[2255] “Each beaked promontory” (Lycidas). Our name “Selsey-bill” is an English instance of Bābur’s (not infrequent) tūmshūq, beak, bill of a bird.
[2256] No order about this Chār-bāgh is in existing annals of 934 AH. Such order is likely to have been given after Bābur’s return from his operations against the Afghāns, in his account of which the annals of 934 AH. break off.
[2257] The fort-hill at the northern end is 300 ft. high, at the southern end, 274 ft.; its length from north to south is 1-3/4 m.; its breadth varies from 600 ft. opposite the main entrance (Hātī-pūl) to 2,800 ft. in the middle opposite the great temple (Sās-bhao). Cf. Cunningham p. 330 and Appendix R, in loco, for his Plan of Gūālīār.
[2258] This Arabic plural may have been prompted by the greatness and distinction of Mān-sing’s constructions. Cf. Index s.nn. begāt and bāghāt.
[2259] A translation point concerning the (Arabic) word ‘imārat is that the words “palace”, “palais”, and “residence” used for it respectively by Erskine, de Courteille, and, previous to the Hindūstān Section, by myself, are too limited in meaning to serve for Bābur’s uses of it in Hindūstān; and this (1) because he uses it throughout his writings for buildings under palatial rank (e.g. those of high and low in Chandīrī); (2) because he uses it in Hindūstān for non-residential buildings (e.g. for the Bādalgarh outwork, f. 341b, and a Hindū temple ib.); and (3) because he uses it for the word “building” in the term building-stone, f. 335b and f. 339b. Building is the comprehensive word under which all his uses of it group. For labouring this point a truism pleads my excuse, namely, that a man’s vocabulary being characteristic of himself, for a translator to increase or diminish it is to intrude on his personality, and this the more when an autobiography is concerned. Hence my search here (as elsewhere) for an English grouping word is part of an endeavour to restrict the vocabulary of my translation to the limits of my author’s.
[2260] Jalāl Ḥiṣārī describes “Khwāja Raḥīm-dād” as a paternal-nephew of Mahdī Khwāja. Neither man has been introduced by Bābur, as it is his rule to introduce when he first mentions a person of importance, by particulars of family, etc. Both men became disloyal in 935 AH. (1529 AD.) as will be found referred to by Bābur. Jalāl Ḥiṣārī supplements Bābur’s brief account of their misconduct and Shaikh Muḥammad Ghaus̤' mediation in 936 AH. For knowledge of his contribution I am indebted to my husband’s perusal of the Tārīkh-i-Gwālīāwar.
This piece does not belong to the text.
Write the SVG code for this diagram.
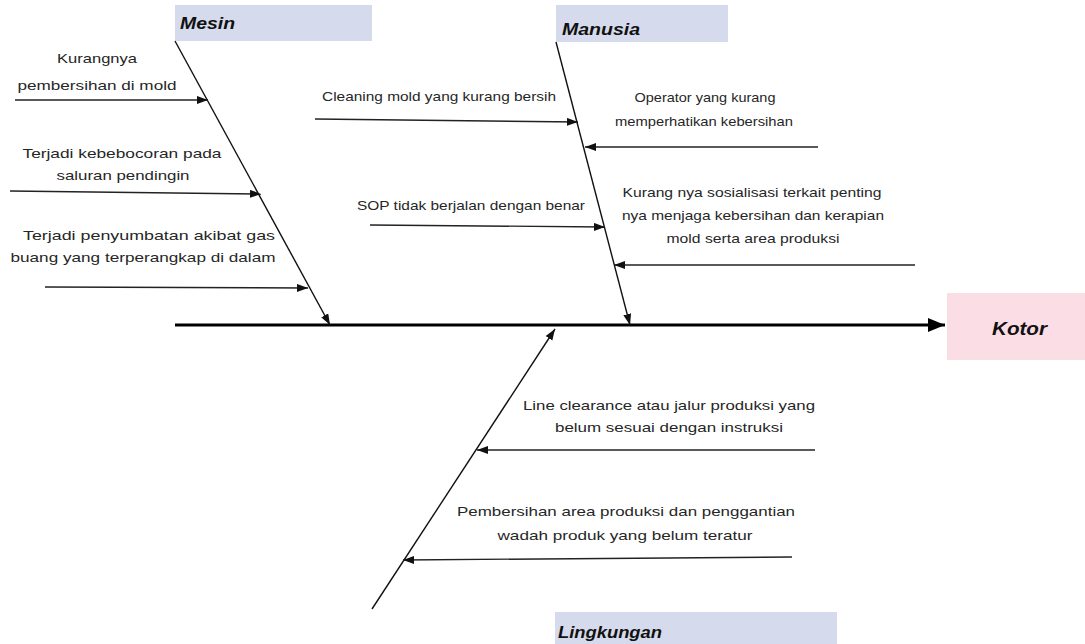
<svg xmlns="http://www.w3.org/2000/svg" width="1085" height="644" viewBox="0 0 1085 644">
<style>
.t{font-family:"Liberation Sans",Arial,sans-serif;font-size:13.5px;fill:#262626;text-anchor:middle}
.h{font-family:"Liberation Sans",Arial,sans-serif;font-weight:bold;font-style:italic;fill:#111}
.cat{fill:#d5dbec}
.eff{fill:#fbdde6}
.bone{stroke:#111;stroke-width:1.4;fill:none}
.sub{stroke:#222;stroke-width:1.4;fill:none;marker-end:url(#ah)}
</style>
<defs>
<marker id="ah" markerUnits="userSpaceOnUse" markerWidth="12" markerHeight="10" refX="11" refY="4" orient="auto">
<path d="M0,0 L11,4 L0,8 Z" fill="#111"/>
</marker>
<marker id="big" markerUnits="userSpaceOnUse" markerWidth="18" markerHeight="16" refX="17" refY="7" orient="auto">
<path d="M0,0 L17,7 L0,14 Z" fill="#000"/>
</marker>
</defs>
<rect width="1085" height="644" fill="#fff"/>

<g id="node-mesin">
<rect class="cat" x="175" y="5" width="197" height="36"/>
<text class="h" x="180" y="29" font-size="16" textLength="55" lengthAdjust="spacingAndGlyphs">Mesin</text>
</g>
<g id="node-manusia">
<rect class="cat" x="556" y="5" width="172" height="37"/>
<text class="h" x="562" y="35" font-size="16" textLength="78" lengthAdjust="spacingAndGlyphs">Manusia</text>
</g>
<g id="node-lingkungan">
<rect class="cat" x="555" y="612" width="282" height="32"/>
<text class="h" x="558" y="638" font-size="17" textLength="104" lengthAdjust="spacingAndGlyphs">Lingkungan</text>
</g>
<g id="node-kotor">
<rect class="eff" x="947" y="293" width="138" height="67"/>
<text class="h" x="992" y="335" font-size="18" textLength="55" lengthAdjust="spacingAndGlyphs">Kotor</text>
</g>

<g id="node-kurangnya">
<text class="t" x="97" y="63" textLength="80" lengthAdjust="spacingAndGlyphs">Kurangnya</text>
<text class="t" x="97" y="90" textLength="159" lengthAdjust="spacingAndGlyphs">pembersihan di mold</text>
</g>
<g id="node-kebocoran">
<text class="t" x="122" y="158" textLength="199" lengthAdjust="spacingAndGlyphs">Terjadi kebebocoran pada</text>
<text class="t" x="123" y="180" textLength="133" lengthAdjust="spacingAndGlyphs">saluran pendingin</text>
</g>
<g id="node-penyumbatan">
<text class="t" x="149" y="240" textLength="252" lengthAdjust="spacingAndGlyphs">Terjadi penyumbatan akibat gas</text>
<text class="t" x="143" y="262" textLength="265" lengthAdjust="spacingAndGlyphs">buang yang terperangkap di dalam</text>
</g>
<g id="node-cleaning">
<text class="t" x="439" y="101" textLength="234" lengthAdjust="spacingAndGlyphs">Cleaning mold yang kurang bersih</text>
</g>
<g id="node-operator">
<text class="t" x="705" y="102" textLength="141" lengthAdjust="spacingAndGlyphs">Operator yang kurang</text>
<text class="t" x="704" y="126" textLength="178" lengthAdjust="spacingAndGlyphs">memperhatikan  kebersihan</text>
</g>
<g id="node-sop">
<text class="t" x="471" y="210" textLength="228" lengthAdjust="spacingAndGlyphs">SOP tidak berjalan  dengan benar</text>
</g>
<g id="node-sosialisasi">
<text class="t" x="752" y="197" textLength="259" lengthAdjust="spacingAndGlyphs">Kurang nya sosialisasi terkait penting</text>
<text class="t" x="753" y="220" textLength="262" lengthAdjust="spacingAndGlyphs">nya menjaga kebersihan dan kerapian</text>
<text class="t" x="753" y="243" textLength="173" lengthAdjust="spacingAndGlyphs">mold serta area produksi</text>
</g>
<g id="node-lineclearance">
<text class="t" x="669" y="410" textLength="292" lengthAdjust="spacingAndGlyphs">Line clearance atau jalur produksi yang</text>
<text class="t" x="669" y="432" textLength="228" lengthAdjust="spacingAndGlyphs">belum sesuai dengan instruksi</text>
</g>
<g id="node-pembersihan">
<text class="t" x="626" y="516" textLength="338" lengthAdjust="spacingAndGlyphs">Pembersihan area produksi dan penggantian</text>
<text class="t" x="625" y="540" textLength="255" lengthAdjust="spacingAndGlyphs">wadah produk yang belum teratur</text>
</g>

<g id="connectors">
<line x1="175" y1="325" x2="945" y2="325" stroke="#000" stroke-width="3" marker-end="url(#big)"/>
<line class="bone" x1="175" y1="41" x2="330" y2="325" marker-end="url(#ah)"/>
<line class="bone" x1="556" y1="42" x2="630" y2="325" marker-end="url(#ah)"/>
<line class="bone" x1="372" y1="609" x2="555" y2="329" marker-end="url(#ah)"/>
<line class="sub" x1="15" y1="100" x2="208" y2="100"/>
<line class="sub" x1="10" y1="191" x2="261" y2="194"/>
<line class="sub" x1="45" y1="287" x2="308" y2="288"/>
<line class="sub" x1="315" y1="119" x2="578" y2="122"/>
<line class="sub" x1="818" y1="147" x2="585" y2="147"/>
<line class="sub" x1="370" y1="225" x2="605" y2="227"/>
<line class="sub" x1="915" y1="265" x2="614" y2="265"/>
<line class="sub" x1="815" y1="450" x2="477" y2="450"/>
<line class="sub" x1="792" y1="557" x2="403" y2="560"/>
</g>
</svg>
[2261] Erskine notes that Indians and Persians regard moonshine as cold but this only faintly expresses the wide-spread fear of moon-stroke expressed in the Psalm (121 v. 6), “The Sun shall not smite thee by day, nor the Moon by night.”
[2262] Agarcha lūk balūk u bī sīyāq. Ilminsky [p. 441] has balūk balūk but without textual warrant and perhaps following Erskine, as he says, speaking generally, that he has done in case of need (Ilminsky’s Preface). Both Erskine and de Courteille, working, it must be remembered, without the help of detailed modern descriptions and pictures, took the above words to say that the buildings were scattered and without symmetry, but they are not scattered and certainly Mān-sing’s has symmetry. I surmise that the words quoted above do not refer to the buildings themselves but to the stones of which they are made. T. lūk means heavy, and T. balūk [? block] means a thing divided off, here a block of stone. Such blocks might be bī sīyāq, i.e. irregular in size. To take the words in this way does not contradict known circumstances, and is verbally correct.
[2263] The Rājas’ buildings Bābur could compare were Rāja Karna (or Kirtī)’s [who ruled from 1454 to 1479 AD.], Rāja Mān-sing’s [1486 to 1516 AD.], and Rāja Bikramājīt’s [1516 to 1526 AD. when he was killed at Panīpat].
[2264] The height of the eastern face is 100 ft. and of the western 60 ft. The total length from north to south of the outside wall is 300 ft.; the breadth of the residence from east to west 160 ft. The 300 ft. of length appears to be that of the residence and service-courtyard (Cunningham p. 347 and Plate lxxxvii).